Data excerpt:
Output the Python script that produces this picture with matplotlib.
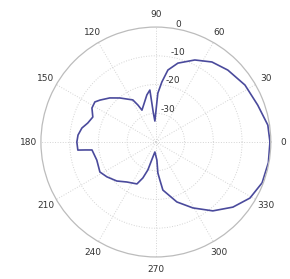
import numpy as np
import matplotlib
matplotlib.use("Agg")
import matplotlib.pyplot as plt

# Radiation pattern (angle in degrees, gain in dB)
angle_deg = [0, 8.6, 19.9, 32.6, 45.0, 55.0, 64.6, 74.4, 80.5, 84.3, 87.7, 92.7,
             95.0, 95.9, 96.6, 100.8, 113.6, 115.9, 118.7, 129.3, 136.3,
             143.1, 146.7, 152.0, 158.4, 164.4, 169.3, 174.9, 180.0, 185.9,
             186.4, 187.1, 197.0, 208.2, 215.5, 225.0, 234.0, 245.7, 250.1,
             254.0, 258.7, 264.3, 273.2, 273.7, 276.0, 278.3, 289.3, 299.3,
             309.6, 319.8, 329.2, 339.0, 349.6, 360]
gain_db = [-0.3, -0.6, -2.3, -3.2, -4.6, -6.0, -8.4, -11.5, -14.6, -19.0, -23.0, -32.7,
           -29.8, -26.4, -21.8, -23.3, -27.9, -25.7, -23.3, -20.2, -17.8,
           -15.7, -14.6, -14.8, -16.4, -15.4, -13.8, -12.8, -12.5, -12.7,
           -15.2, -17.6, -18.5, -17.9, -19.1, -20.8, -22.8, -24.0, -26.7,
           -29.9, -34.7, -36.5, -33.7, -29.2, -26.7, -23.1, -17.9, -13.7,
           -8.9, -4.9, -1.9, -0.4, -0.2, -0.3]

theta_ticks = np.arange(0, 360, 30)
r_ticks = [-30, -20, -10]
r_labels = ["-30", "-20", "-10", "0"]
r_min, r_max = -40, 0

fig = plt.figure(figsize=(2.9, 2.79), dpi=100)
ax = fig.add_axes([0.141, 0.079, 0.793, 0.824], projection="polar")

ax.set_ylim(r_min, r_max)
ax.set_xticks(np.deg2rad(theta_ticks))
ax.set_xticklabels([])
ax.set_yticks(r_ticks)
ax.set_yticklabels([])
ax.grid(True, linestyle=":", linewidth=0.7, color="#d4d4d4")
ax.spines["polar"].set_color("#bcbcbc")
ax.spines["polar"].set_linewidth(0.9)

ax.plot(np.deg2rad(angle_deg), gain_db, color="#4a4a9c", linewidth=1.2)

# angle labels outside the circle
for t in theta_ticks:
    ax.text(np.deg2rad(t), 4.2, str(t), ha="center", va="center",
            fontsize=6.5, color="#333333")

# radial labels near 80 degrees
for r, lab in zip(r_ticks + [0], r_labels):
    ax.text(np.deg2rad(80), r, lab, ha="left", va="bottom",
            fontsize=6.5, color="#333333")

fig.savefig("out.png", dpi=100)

Description of the task:
Where a line of the data holds "picture", show that line.

Task response:
Output the Python script that produces this picture with matplotlib.

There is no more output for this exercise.